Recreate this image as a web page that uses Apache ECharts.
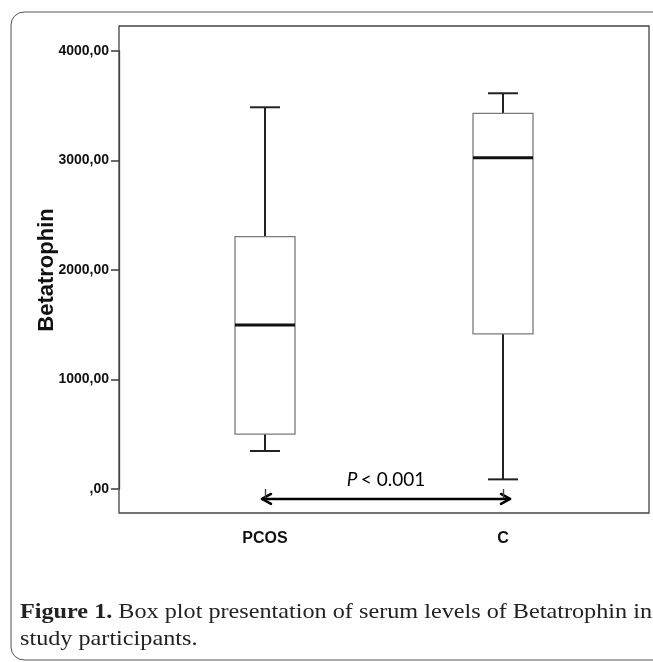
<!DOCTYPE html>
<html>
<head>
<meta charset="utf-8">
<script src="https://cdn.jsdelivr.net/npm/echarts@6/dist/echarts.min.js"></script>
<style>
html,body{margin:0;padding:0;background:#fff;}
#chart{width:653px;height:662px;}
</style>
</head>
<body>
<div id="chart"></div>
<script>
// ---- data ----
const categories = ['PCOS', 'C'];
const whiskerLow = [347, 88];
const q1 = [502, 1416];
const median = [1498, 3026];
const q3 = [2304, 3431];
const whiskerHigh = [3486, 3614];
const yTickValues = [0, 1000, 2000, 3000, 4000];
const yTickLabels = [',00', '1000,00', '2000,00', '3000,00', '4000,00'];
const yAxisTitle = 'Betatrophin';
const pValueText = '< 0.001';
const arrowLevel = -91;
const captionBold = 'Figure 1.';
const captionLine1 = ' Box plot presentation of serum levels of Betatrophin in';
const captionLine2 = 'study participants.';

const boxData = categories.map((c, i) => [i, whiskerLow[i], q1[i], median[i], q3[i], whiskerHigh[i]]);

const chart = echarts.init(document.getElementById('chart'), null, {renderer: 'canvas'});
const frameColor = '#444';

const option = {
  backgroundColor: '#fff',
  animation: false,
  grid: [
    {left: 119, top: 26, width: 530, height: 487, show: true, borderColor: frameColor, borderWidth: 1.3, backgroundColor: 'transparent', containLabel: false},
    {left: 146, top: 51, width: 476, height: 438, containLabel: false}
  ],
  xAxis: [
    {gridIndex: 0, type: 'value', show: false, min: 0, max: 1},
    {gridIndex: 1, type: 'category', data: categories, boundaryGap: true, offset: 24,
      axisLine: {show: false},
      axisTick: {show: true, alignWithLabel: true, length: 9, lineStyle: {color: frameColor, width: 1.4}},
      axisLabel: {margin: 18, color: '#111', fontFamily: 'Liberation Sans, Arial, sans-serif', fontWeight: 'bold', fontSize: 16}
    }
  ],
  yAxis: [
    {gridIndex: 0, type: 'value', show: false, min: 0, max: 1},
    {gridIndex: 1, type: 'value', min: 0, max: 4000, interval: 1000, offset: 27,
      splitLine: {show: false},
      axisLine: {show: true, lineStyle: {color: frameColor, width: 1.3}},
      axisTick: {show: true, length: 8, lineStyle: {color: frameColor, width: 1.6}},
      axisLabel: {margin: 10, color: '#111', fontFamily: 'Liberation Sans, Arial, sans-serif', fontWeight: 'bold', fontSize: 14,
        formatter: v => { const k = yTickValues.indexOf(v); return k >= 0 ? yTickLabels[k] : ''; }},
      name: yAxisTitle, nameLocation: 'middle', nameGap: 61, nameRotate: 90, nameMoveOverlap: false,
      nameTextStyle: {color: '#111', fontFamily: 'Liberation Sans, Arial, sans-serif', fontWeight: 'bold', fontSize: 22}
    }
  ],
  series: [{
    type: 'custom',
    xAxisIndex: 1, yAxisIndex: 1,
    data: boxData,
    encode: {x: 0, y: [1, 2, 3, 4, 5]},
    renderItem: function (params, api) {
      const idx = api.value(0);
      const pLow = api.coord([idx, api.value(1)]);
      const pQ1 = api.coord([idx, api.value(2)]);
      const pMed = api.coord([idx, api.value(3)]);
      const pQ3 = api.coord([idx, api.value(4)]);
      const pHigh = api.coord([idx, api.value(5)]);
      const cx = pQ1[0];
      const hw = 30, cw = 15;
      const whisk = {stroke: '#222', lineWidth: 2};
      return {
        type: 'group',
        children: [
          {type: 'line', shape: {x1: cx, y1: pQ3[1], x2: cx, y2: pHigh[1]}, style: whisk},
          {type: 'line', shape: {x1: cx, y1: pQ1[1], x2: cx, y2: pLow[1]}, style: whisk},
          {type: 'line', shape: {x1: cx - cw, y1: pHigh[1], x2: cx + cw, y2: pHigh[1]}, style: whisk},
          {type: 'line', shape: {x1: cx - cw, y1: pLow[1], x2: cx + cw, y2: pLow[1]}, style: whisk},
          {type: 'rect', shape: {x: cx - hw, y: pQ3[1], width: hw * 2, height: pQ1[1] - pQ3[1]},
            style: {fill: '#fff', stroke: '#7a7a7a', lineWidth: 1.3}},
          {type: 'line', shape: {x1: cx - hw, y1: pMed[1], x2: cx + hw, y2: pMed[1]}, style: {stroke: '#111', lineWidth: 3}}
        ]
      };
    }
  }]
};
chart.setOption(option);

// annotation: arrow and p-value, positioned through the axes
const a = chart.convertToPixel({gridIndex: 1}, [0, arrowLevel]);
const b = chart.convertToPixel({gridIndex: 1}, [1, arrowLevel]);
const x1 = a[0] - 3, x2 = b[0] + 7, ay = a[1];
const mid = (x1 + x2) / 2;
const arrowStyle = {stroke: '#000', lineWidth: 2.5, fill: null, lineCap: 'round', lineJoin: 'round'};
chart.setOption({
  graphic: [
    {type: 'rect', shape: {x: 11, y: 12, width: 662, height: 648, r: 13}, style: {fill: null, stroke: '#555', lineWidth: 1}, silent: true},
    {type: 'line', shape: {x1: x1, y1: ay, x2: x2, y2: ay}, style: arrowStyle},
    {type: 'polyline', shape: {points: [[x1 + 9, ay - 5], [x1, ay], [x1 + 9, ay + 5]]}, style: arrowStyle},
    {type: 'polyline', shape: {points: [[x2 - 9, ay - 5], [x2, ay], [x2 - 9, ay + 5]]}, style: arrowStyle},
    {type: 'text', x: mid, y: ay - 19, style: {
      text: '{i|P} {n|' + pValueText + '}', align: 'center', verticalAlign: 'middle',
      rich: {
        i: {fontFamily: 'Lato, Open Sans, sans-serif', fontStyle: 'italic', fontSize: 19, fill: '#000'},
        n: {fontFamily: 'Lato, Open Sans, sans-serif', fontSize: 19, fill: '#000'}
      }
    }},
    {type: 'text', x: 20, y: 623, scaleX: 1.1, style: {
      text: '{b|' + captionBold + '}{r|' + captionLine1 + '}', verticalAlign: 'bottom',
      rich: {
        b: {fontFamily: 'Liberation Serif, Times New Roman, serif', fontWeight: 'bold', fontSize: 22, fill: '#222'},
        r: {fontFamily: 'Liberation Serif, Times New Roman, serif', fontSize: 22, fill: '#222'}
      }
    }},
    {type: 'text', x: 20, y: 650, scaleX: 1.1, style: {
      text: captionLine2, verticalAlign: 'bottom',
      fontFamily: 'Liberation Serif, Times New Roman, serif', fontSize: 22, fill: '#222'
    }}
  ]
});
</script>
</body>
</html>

What you should do:
Write out the data precisely as given, excluding the pictures.

Exercise answer:
Recreate this image as a web page that uses Apache ECharts.
<!DOCTYPE html>
<html>
<head>
<meta charset="utf-8">
<script src="https://cdn.jsdelivr.net/npm/echarts@6/dist/echarts.min.js"></script>
<style>
html,body{margin:0;padding:0;background:#fff;}
#chart{width:653px;height:662px;}
</style>
</head>
<body>
<div id="chart"></div>
<script>
// ---- data ----
const categories = ['PCOS', 'C'];
const whiskerLow = [347, 88];
const q1 = [502, 1416];
const median = [1498, 3026];
const q3 = [2304, 3431];
const whiskerHigh = [3486, 3614];
const yTickValues = [0, 1000, 2000, 3000, 4000];
const yTickLabels = [',00', '1000,00', '2000,00', '3000,00', '4000,00'];
const yAxisTitle = 'Betatrophin';
const pValueText = '< 0.001';
const arrowLevel = -91;
const captionBold = 'Figure 1.';
const captionLine1 = ' Box plot presentation of serum levels of Betatrophin in';
const captionLine2 = 'study participants.';

const boxData = categories.map((c, i) => [i, whiskerLow[i], q1[i], median[i], q3[i], whiskerHigh[i]]);

const chart = echarts.init(document.getElementById('chart'), null, {renderer: 'canvas'});
const frameColor = '#444';

const option = {
  backgroundColor: '#fff',
  animation: false,
  grid: [
    {left: 119, top: 26, width: 530, height: 487, show: true, borderColor: frameColor, borderWidth: 1.3, backgroundColor: 'transparent', containLabel: false},
    {left: 146, top: 51, width: 476, height: 438, containLabel: false}
  ],
  xAxis: [
    {gridIndex: 0, type: 'value', show: false, min: 0, max: 1},
    {gridIndex: 1, type: 'category', data: categories, boundaryGap: true, offset: 24,
      axisLine: {show: false},
      axisTick: {show: true, alignWithLabel: true, length: 9, lineStyle: {color: frameColor, width: 1.4}},
      axisLabel: {margin: 18, color: '#111', fontFamily: 'Liberation Sans, Arial, sans-serif', fontWeight: 'bold', fontSize: 16}
    }
  ],
  yAxis: [
    {gridIndex: 0, type: 'value', show: false, min: 0, max: 1},
    {gridIndex: 1, type: 'value', min: 0, max: 4000, interval: 1000, offset: 27,
      splitLine: {show: false},
      axisLine: {show: true, lineStyle: {color: frameColor, width: 1.3}},
      axisTick: {show: true, length: 8, lineStyle: {color: frameColor, width: 1.6}},
      axisLabel: {margin: 10, color: '#111', fontFamily: 'Liberation Sans, Arial, sans-serif', fontWeight: 'bold', fontSize: 14,
        formatter: v => { const k = yTickValues.indexOf(v); return k >= 0 ? yTickLabels[k] : ''; }},
      name: yAxisTitle, nameLocation: 'middle', nameGap: 61, nameRotate: 90, nameMoveOverlap: false,
      nameTextStyle: {color: '#111', fontFamily: 'Liberation Sans, Arial, sans-serif', fontWeight: 'bold', fontSize: 22}
    }
  ],
  series: [{
    type: 'custom',
    xAxisIndex: 1, yAxisIndex: 1,
    data: boxData,
    encode: {x: 0, y: [1, 2, 3, 4, 5]},
    renderItem: function (params, api) {
      const idx = api.value(0);
      const pLow = api.coord([idx, api.value(1)]);
      const pQ1 = api.coord([idx, api.value(2)]);
      const pMed = api.coord([idx, api.value(3)]);
      const pQ3 = api.coord([idx, api.value(4)]);
      const pHigh = api.coord([idx, api.value(5)]);
      const cx = pQ1[0];
      const hw = 30, cw = 15;
      const whisk = {stroke: '#222', lineWidth: 2};
      return {
        type: 'group',
        children: [
          {type: 'line', shape: {x1: cx, y1: pQ3[1], x2: cx, y2: pHigh[1]}, style: whisk},
          {type: 'line', shape: {x1: cx, y1: pQ1[1], x2: cx, y2: pLow[1]}, style: whisk},
          {type: 'line', shape: {x1: cx - cw, y1: pHigh[1], x2: cx + cw, y2: pHigh[1]}, style: whisk},
          {type: 'line', shape: {x1: cx - cw, y1: pLow[1], x2: cx + cw, y2: pLow[1]}, style: whisk},
          {type: 'rect', shape: {x: cx - hw, y: pQ3[1], width: hw * 2, height: pQ1[1] - pQ3[1]},
            style: {fill: '#fff', stroke: '#7a7a7a', lineWidth: 1.3}},
          {type: 'line', shape: {x1: cx - hw, y1: pMed[1], x2: cx + hw, y2: pMed[1]}, style: {stroke: '#111', lineWidth: 3}}
        ]
      };
    }
  }]
};
chart.setOption(option);

// annotation: arrow and p-value, positioned through the axes
const a = chart.convertToPixel({gridIndex: 1}, [0, arrowLevel]);
const b = chart.convertToPixel({gridIndex: 1}, [1, arrowLevel]);
const x1 = a[0] - 3, x2 = b[0] + 7, ay = a[1];
const mid = (x1 + x2) / 2;
const arrowStyle = {stroke: '#000', lineWidth: 2.5, fill: null, lineCap: 'round', lineJoin: 'round'};
chart.setOption({
  graphic: [
    {type: 'rect', shape: {x: 11, y: 12, width: 662, height: 648, r: 13}, style: {fill: null, stroke: '#555', lineWidth: 1}, silent: true},
    {type: 'line', shape: {x1: x1, y1: ay, x2: x2, y2: ay}, style: arrowStyle},
    {type: 'polyline', shape: {points: [[x1 + 9, ay - 5], [x1, ay], [x1 + 9, ay + 5]]}, style: arrowStyle},
    {type: 'polyline', shape: {points: [[x2 - 9, ay - 5], [x2, ay], [x2 - 9, ay + 5]]}, style: arrowStyle},
    {type: 'text', x: mid, y: ay - 19, style: {
      text: '{i|P} {n|' + pValueText + '}', align: 'center', verticalAlign: 'middle',
      rich: {
        i: {fontFamily: 'Lato, Open Sans, sans-serif', fontStyle: 'italic', fontSize: 19, fill: '#000'},
        n: {fontFamily: 'Lato, Open Sans, sans-serif', fontSize: 19, fill: '#000'}
      }
    }},
    {type: 'text', x: 20, y: 623, scaleX: 1.1, style: {
      text: '{b|' + captionBold + '}{r|' + captionLine1 + '}', verticalAlign: 'bottom',
      rich: {
        b: {fontFamily: 'Liberation Serif, Times New Roman, serif', fontWeight: 'bold', fontSize: 22, fill: '#222'},
        r: {fontFamily: 'Liberation Serif, Times New Roman, serif', fontSize: 22, fill: '#222'}
      }
    }},
    {type: 'text', x: 20, y: 650, scaleX: 1.1, style: {
      text: captionLine2, verticalAlign: 'bottom',
      fontFamily: 'Liberation Serif, Times New Roman, serif', fontSize: 22, fill: '#222'
    }}
  ]
});
</script>
</body>
</html>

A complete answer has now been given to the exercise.